*EXERCISE BRIEF*.
From the first line of the data below through the line holding "(rez) [label2] at", output each line exactly and leave the pictures out.

*DATA LINES*.
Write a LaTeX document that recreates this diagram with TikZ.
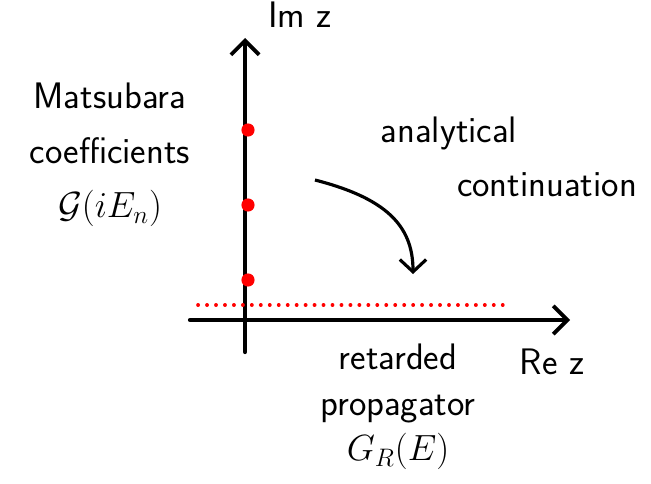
\documentclass[tikz,border=0pt]{standalone}
\usepackage{amsmath,amssymb}
\usepackage{tikz}
\usetikzlibrary{arrows.meta, positioning}
\tikzstyle{axis} = [line width=2.4pt, -{Straight Barb[length=8pt,width=16pt,line width=2.2pt]}, line cap=round]
\tikzstyle{contarrow} = [line width=1.8pt, -{Straight Barb[length=7pt,width=15pt,line width=1.8pt]}]
\tikzstyle{pole} = [circle, fill=red, inner sep=0pt, minimum size=7.5pt]
\tikzstyle{label2} = [align=center, font=\sffamily\fontsize{21}{31}\selectfont]
\tikzstyle{cutline} = [red, line width=2.1pt, line cap=round, dash pattern=on 0.1pt off 5pt]

\begin{document}
\begin{tikzpicture}[x=0.02cm, y=-0.02cm]
            \useasboundingbox (0,0) rectangle (651,483);
            % Axes
            \coordinate (ybot) at (245,352);
            \coordinate (ytop) at (245,38);
            \coordinate (xleft) at (190,320);
            \coordinate (xright) at (570,320);
            \draw [axis] (ybot) -- (ytop);
            \draw [axis] (xleft) -- (xright);
            \node (imz) [label2] at (300,15) {Im z};
            \node (rez) [label2] at (552,362) {Re z};

            % Matsubara poles
            \node (pole1) [pole] at (248,130) {};
            \node (pole2) [pole] at (248,205) {};
            \node (pole3) [pole] at (248,280) {};
            \coordinate (cutstart) at (198,305);
            \coordinate (cutend) at (510,305);
            \draw [cutline] (cutstart) -- (cutend);

            % Labels
            \node (matsubara) [label2] at (110,155) {Matsubara\\coefficients\\$\mathcal{G}(iE_n)$};
            \node (analytical) [label2] at (449,133) {analytical};
            \node (continuation) [label2] at (547,185) {continuation};
            \node (retarded) [label2, font=\sffamily\fontsize{21}{26}\selectfont] at (398,407) {retarded\\propagator\\$G_R(E)$};

            % Continuation arrow
            \coordinate (arrstart) at (315,180);
            \coordinate (arrend) at (413,274);
            \draw [contarrow] (arrstart) .. controls (385,198) and (413,225) .. (arrend);
        \end{tikzpicture}
\end{document}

*RESULT FOR THIS EXERCISE*.
Write a LaTeX document that recreates this diagram with TikZ.
\documentclass[tikz,border=0pt]{standalone}
\usepackage{amsmath,amssymb}
\usepackage{tikz}
\usetikzlibrary{arrows.meta, positioning}
\tikzstyle{axis} = [line width=2.4pt, -{Straight Barb[length=8pt,width=16pt,line width=2.2pt]}, line cap=round]
\tikzstyle{contarrow} = [line width=1.8pt, -{Straight Barb[length=7pt,width=15pt,line width=1.8pt]}]
\tikzstyle{pole} = [circle, fill=red, inner sep=0pt, minimum size=7.5pt]
\tikzstyle{label2} = [align=center, font=\sffamily\fontsize{21}{31}\selectfont]
\tikzstyle{cutline} = [red, line width=2.1pt, line cap=round, dash pattern=on 0.1pt off 5pt]

\begin{document}
\begin{tikzpicture}[x=0.02cm, y=-0.02cm]
            \useasboundingbox (0,0) rectangle (651,483);
            % Axes
            \coordinate (ybot) at (245,352);
            \coordinate (ytop) at (245,38);
            \coordinate (xleft) at (190,320);
            \coordinate (xright) at (570,320);
            \draw [axis] (ybot) -- (ytop);
            \draw [axis] (xleft) -- (xright);
            \node (imz) [label2] at (300,15) {Im z};
            \node (rez) [label2] at (552,362) {Re z};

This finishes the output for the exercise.